Because improvisation has always been a vital component of Nordic folk tunes, the leaps of intuition required of their interpretation are in-built into the music. And while saxophonist Jan Garbarek’s collaboration with the Hilliard Ensemble will draw obvious comparison—and, to be sure, fans of that project will want to own this one as well—it’s very much its own world, tracing a continental fringe that runs crosswise to that ECM classic.

The Icelandic material yields the most ghostly effects—not only because of a certain transparency, but more importantly because of Henriksen’s ability to see in it what few others might. Whether rising like the stream of a quiet fountain in “O Jesu dulcissime,” a highpoint of the disc for its vocal blending and Hardanger fiddle accents, or unraveling inner spirit in “Morgunstjarna,” a hymn to God’s only begotten Son in confirmation of grace, Henriksen reveals unforced harmonies, by turns balladic and martial. Other highlights include the original “Krummi,” the traditional Swedish shanty “Du är den första,” and the anonymous chant “Alma Redemptoris Mater.” In each of these, he extends the wingspan of expectation while yet cooling us in a familiar shade. In his absence, Friman, Fuglseth, and Opheim are spotlighted by a handful of vocal pieces, including some especially evocative material from Norway. Of these, the wedding tune “Brureslått” features some of the most stillness-inducing singing the trio has ever recorded.

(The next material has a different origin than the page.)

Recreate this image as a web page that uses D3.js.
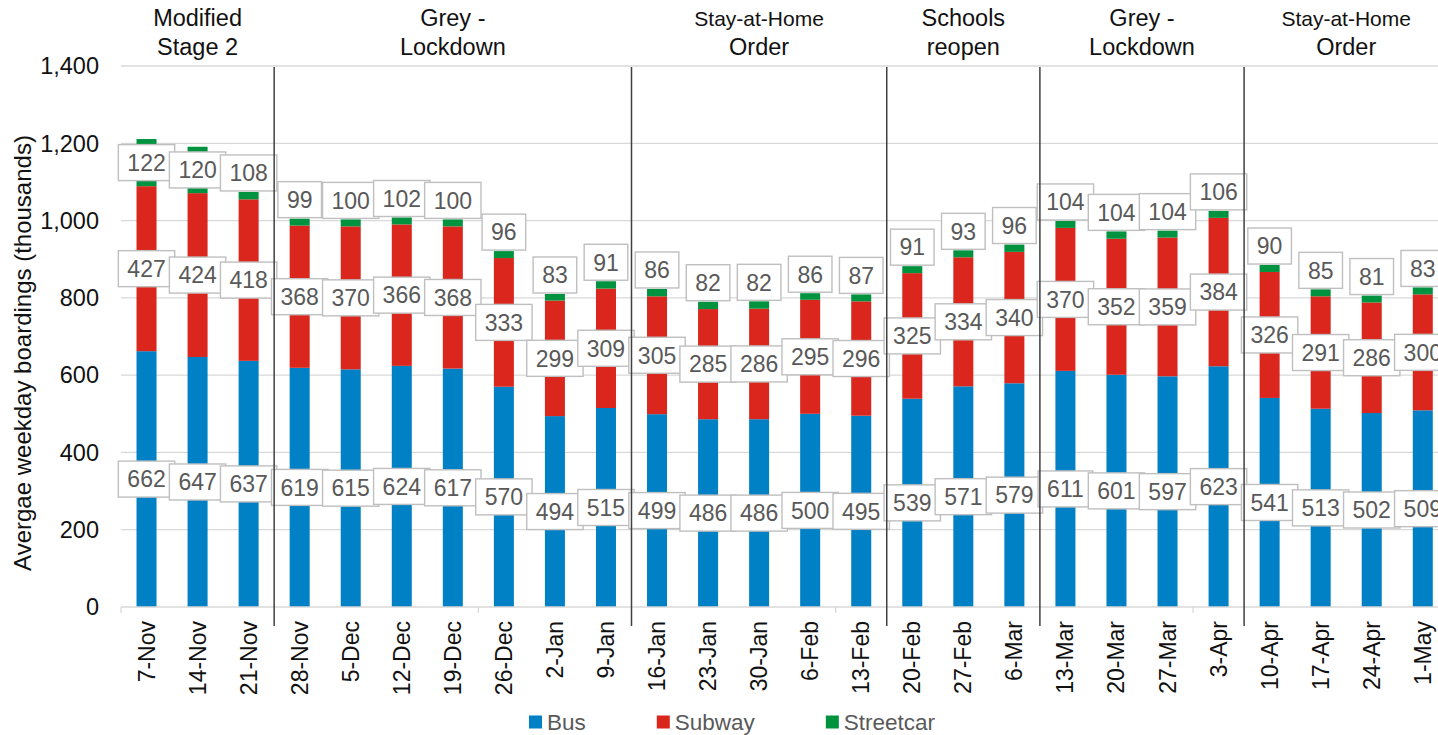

At the heart of this recording are substantial hymns to Saints Birgitta (Sweden), Magnus (Orkney), and Sunniva (Norway). The first, by 14th-century Swedish composer Nils Hermansson, epitomizes the dynamics that make Trio Mediaeval such a unique ensemble. The way in which they spin from a single voice a sonority beyond triplicate measure is exquisite, even as Henriksen adds a voice of his own, at first in lockstep then in untethered flight. In the other hymns, they sail equally selfless waters. Would that we were able to turn their metaphorical vessel into a reality, docked far beyond the world’s storehouse of hatred by a braid of divine inspiration.